======== DATA

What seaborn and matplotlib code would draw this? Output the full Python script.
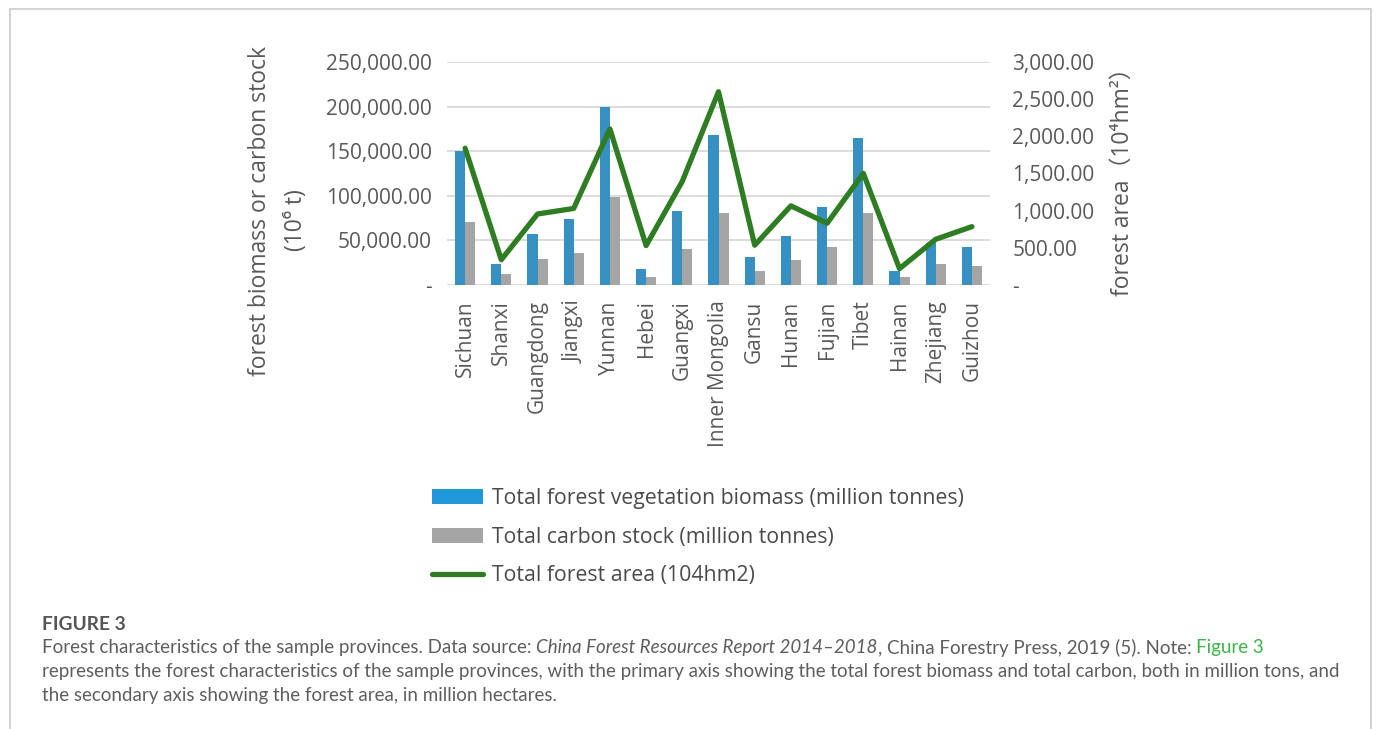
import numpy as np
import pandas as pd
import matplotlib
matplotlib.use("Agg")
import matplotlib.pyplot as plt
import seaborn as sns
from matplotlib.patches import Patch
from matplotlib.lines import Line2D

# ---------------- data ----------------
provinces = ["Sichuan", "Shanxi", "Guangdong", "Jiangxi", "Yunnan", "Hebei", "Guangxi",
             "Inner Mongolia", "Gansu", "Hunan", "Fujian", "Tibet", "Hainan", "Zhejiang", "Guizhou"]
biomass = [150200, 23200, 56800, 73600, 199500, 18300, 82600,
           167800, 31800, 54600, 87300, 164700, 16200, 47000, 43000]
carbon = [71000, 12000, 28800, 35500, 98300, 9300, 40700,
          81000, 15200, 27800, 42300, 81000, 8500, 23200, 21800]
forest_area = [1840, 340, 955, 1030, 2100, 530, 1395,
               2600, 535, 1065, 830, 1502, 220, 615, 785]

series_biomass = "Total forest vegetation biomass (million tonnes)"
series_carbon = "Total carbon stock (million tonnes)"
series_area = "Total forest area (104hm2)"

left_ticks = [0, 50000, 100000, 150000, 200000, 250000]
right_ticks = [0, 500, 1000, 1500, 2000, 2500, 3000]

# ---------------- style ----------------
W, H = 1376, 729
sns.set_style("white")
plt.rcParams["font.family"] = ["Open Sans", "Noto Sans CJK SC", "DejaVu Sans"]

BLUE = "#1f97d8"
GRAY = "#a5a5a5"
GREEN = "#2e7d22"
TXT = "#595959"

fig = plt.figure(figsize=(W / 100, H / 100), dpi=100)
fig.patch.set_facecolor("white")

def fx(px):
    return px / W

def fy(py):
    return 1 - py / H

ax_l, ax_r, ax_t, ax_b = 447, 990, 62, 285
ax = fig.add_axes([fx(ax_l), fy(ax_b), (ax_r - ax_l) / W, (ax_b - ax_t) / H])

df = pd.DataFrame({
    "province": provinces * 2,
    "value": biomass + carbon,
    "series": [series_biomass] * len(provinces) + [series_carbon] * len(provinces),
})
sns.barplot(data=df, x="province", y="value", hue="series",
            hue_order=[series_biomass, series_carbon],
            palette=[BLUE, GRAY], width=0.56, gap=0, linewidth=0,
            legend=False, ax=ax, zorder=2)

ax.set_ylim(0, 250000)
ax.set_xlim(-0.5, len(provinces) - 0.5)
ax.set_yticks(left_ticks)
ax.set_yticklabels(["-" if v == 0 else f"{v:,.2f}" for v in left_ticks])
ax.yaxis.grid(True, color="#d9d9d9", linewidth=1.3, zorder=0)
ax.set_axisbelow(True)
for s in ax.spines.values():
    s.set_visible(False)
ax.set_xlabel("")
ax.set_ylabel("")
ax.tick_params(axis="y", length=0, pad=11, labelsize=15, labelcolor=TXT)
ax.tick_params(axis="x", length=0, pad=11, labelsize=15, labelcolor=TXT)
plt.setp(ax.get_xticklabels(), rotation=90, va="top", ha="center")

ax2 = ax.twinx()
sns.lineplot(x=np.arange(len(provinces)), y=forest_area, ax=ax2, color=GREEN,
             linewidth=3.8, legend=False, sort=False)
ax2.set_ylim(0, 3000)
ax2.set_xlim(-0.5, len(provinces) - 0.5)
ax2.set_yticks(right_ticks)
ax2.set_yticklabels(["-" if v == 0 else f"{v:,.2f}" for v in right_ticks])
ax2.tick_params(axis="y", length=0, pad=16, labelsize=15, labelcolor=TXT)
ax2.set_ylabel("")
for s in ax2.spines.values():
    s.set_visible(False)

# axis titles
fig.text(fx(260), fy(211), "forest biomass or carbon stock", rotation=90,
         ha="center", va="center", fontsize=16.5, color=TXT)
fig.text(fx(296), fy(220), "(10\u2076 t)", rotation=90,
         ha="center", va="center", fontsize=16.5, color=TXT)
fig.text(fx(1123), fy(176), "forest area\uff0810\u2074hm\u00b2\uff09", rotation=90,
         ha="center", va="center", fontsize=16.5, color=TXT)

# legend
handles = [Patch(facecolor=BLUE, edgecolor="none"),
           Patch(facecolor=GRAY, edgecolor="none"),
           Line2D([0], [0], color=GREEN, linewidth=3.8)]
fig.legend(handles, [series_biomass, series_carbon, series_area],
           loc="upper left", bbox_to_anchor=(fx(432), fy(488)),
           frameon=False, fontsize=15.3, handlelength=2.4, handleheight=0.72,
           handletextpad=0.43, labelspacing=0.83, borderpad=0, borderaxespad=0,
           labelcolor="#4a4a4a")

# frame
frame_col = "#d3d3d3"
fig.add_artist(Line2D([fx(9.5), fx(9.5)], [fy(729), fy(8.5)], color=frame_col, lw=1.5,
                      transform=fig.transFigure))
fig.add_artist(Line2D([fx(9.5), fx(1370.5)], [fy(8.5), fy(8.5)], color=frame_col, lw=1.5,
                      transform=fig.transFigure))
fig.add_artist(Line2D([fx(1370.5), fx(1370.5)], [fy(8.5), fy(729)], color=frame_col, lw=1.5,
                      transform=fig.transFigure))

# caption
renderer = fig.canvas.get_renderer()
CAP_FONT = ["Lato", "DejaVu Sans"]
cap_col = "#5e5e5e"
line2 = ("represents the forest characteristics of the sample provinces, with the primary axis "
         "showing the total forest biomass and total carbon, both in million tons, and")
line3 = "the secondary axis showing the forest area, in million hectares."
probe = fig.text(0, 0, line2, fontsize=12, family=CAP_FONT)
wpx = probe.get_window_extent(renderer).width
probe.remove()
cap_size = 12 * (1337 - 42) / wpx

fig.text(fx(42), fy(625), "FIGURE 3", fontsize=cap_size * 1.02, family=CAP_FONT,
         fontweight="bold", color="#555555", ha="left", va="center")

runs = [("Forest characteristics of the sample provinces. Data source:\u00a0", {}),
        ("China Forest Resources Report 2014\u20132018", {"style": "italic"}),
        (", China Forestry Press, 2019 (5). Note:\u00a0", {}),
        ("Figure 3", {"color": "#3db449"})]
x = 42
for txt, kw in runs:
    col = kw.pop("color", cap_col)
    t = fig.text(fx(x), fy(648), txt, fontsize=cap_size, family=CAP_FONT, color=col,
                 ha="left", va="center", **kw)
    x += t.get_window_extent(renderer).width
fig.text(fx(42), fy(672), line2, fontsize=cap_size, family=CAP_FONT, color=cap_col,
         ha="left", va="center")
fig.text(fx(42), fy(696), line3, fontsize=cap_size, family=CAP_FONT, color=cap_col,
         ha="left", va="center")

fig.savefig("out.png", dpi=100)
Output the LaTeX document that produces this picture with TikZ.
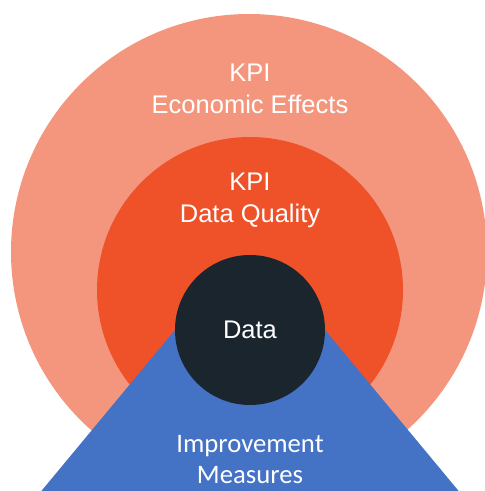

================

* TASK BRIEF *
Write out the listing word for word, omitting the pictures it holds.

* COMPLETE RESPONSE *
What seaborn and matplotlib code would draw this? Output the full Python script.
import numpy as np
import pandas as pd
import matplotlib
matplotlib.use("Agg")
import matplotlib.pyplot as plt
import seaborn as sns
from matplotlib.patches import Patch
from matplotlib.lines import Line2D

# ---------------- data ----------------
provinces = ["Sichuan", "Shanxi", "Guangdong", "Jiangxi", "Yunnan", "Hebei", "Guangxi",
             "Inner Mongolia", "Gansu", "Hunan", "Fujian", "Tibet", "Hainan", "Zhejiang", "Guizhou"]
biomass = [150200, 23200, 56800, 73600, 199500, 18300, 82600,
           167800, 31800, 54600, 87300, 164700, 16200, 47000, 43000]
carbon = [71000, 12000, 28800, 35500, 98300, 9300, 40700,
          81000, 15200, 27800, 42300, 81000, 8500, 23200, 21800]
forest_area = [1840, 340, 955, 1030, 2100, 530, 1395,
               2600, 535, 1065, 830, 1502, 220, 615, 785]

series_biomass = "Total forest vegetation biomass (million tonnes)"
series_carbon = "Total carbon stock (million tonnes)"
series_area = "Total forest area (104hm2)"

left_ticks = [0, 50000, 100000, 150000, 200000, 250000]
right_ticks = [0, 500, 1000, 1500, 2000, 2500, 3000]

# ---------------- style ----------------
W, H = 1376, 729
sns.set_style("white")
plt.rcParams["font.family"] = ["Open Sans", "Noto Sans CJK SC", "DejaVu Sans"]

BLUE = "#1f97d8"
GRAY = "#a5a5a5"
GREEN = "#2e7d22"
TXT = "#595959"

fig = plt.figure(figsize=(W / 100, H / 100), dpi=100)
fig.patch.set_facecolor("white")

def fx(px):
    return px / W

def fy(py):
    return 1 - py / H

ax_l, ax_r, ax_t, ax_b = 447, 990, 62, 285
ax = fig.add_axes([fx(ax_l), fy(ax_b), (ax_r - ax_l) / W, (ax_b - ax_t) / H])

df = pd.DataFrame({
    "province": provinces * 2,
    "value": biomass + carbon,
    "series": [series_biomass] * len(provinces) + [series_carbon] * len(provinces),
})
sns.barplot(data=df, x="province", y="value", hue="series",
            hue_order=[series_biomass, series_carbon],
            palette=[BLUE, GRAY], width=0.56, gap=0, linewidth=0,
            legend=False, ax=ax, zorder=2)

ax.set_ylim(0, 250000)
ax.set_xlim(-0.5, len(provinces) - 0.5)
ax.set_yticks(left_ticks)
ax.set_yticklabels(["-" if v == 0 else f"{v:,.2f}" for v in left_ticks])
ax.yaxis.grid(True, color="#d9d9d9", linewidth=1.3, zorder=0)
ax.set_axisbelow(True)
for s in ax.spines.values():
    s.set_visible(False)
ax.set_xlabel("")
ax.set_ylabel("")
ax.tick_params(axis="y", length=0, pad=11, labelsize=15, labelcolor=TXT)
ax.tick_params(axis="x", length=0, pad=11, labelsize=15, labelcolor=TXT)
plt.setp(ax.get_xticklabels(), rotation=90, va="top", ha="center")

ax2 = ax.twinx()
sns.lineplot(x=np.arange(len(provinces)), y=forest_area, ax=ax2, color=GREEN,
             linewidth=3.8, legend=False, sort=False)
ax2.set_ylim(0, 3000)
ax2.set_xlim(-0.5, len(provinces) - 0.5)
ax2.set_yticks(right_ticks)
ax2.set_yticklabels(["-" if v == 0 else f"{v:,.2f}" for v in right_ticks])
ax2.tick_params(axis="y", length=0, pad=16, labelsize=15, labelcolor=TXT)
ax2.set_ylabel("")
for s in ax2.spines.values():
    s.set_visible(False)

# axis titles
fig.text(fx(260), fy(211), "forest biomass or carbon stock", rotation=90,
         ha="center", va="center", fontsize=16.5, color=TXT)
fig.text(fx(296), fy(220), "(10\u2076 t)", rotation=90,
         ha="center", va="center", fontsize=16.5, color=TXT)
fig.text(fx(1123), fy(176), "forest area\uff0810\u2074hm\u00b2\uff09", rotation=90,
         ha="center", va="center", fontsize=16.5, color=TXT)

# legend
handles = [Patch(facecolor=BLUE, edgecolor="none"),
           Patch(facecolor=GRAY, edgecolor="none"),
           Line2D([0], [0], color=GREEN, linewidth=3.8)]
fig.legend(handles, [series_biomass, series_carbon, series_area],
           loc="upper left", bbox_to_anchor=(fx(432), fy(488)),
           frameon=False, fontsize=15.3, handlelength=2.4, handleheight=0.72,
           handletextpad=0.43, labelspacing=0.83, borderpad=0, borderaxespad=0,
           labelcolor="#4a4a4a")

# frame
frame_col = "#d3d3d3"
fig.add_artist(Line2D([fx(9.5), fx(9.5)], [fy(729), fy(8.5)], color=frame_col, lw=1.5,
                      transform=fig.transFigure))
fig.add_artist(Line2D([fx(9.5), fx(1370.5)], [fy(8.5), fy(8.5)], color=frame_col, lw=1.5,
                      transform=fig.transFigure))
fig.add_artist(Line2D([fx(1370.5), fx(1370.5)], [fy(8.5), fy(729)], color=frame_col, lw=1.5,
                      transform=fig.transFigure))

# caption
renderer = fig.canvas.get_renderer()
CAP_FONT = ["Lato", "DejaVu Sans"]
cap_col = "#5e5e5e"
line2 = ("represents the forest characteristics of the sample provinces, with the primary axis "
         "showing the total forest biomass and total carbon, both in million tons, and")
line3 = "the secondary axis showing the forest area, in million hectares."
probe = fig.text(0, 0, line2, fontsize=12, family=CAP_FONT)
wpx = probe.get_window_extent(renderer).width
probe.remove()
cap_size = 12 * (1337 - 42) / wpx

fig.text(fx(42), fy(625), "FIGURE 3", fontsize=cap_size * 1.02, family=CAP_FONT,
         fontweight="bold", color="#555555", ha="left", va="center")

runs = [("Forest characteristics of the sample provinces. Data source:\u00a0", {}),
        ("China Forest Resources Report 2014\u20132018", {"style": "italic"}),
        (", China Forestry Press, 2019 (5). Note:\u00a0", {}),
        ("Figure 3", {"color": "#3db449"})]
x = 42
for txt, kw in runs:
    col = kw.pop("color", cap_col)
    t = fig.text(fx(x), fy(648), txt, fontsize=cap_size, family=CAP_FONT, color=col,
                 ha="left", va="center", **kw)
    x += t.get_window_extent(renderer).width
fig.text(fx(42), fy(672), line2, fontsize=cap_size, family=CAP_FONT, color=cap_col,
         ha="left", va="center")
fig.text(fx(42), fy(696), line3, fontsize=cap_size, family=CAP_FONT, color=cap_col,
         ha="left", va="center")

fig.savefig("out.png", dpi=100)
Output the LaTeX document that produces this picture with TikZ.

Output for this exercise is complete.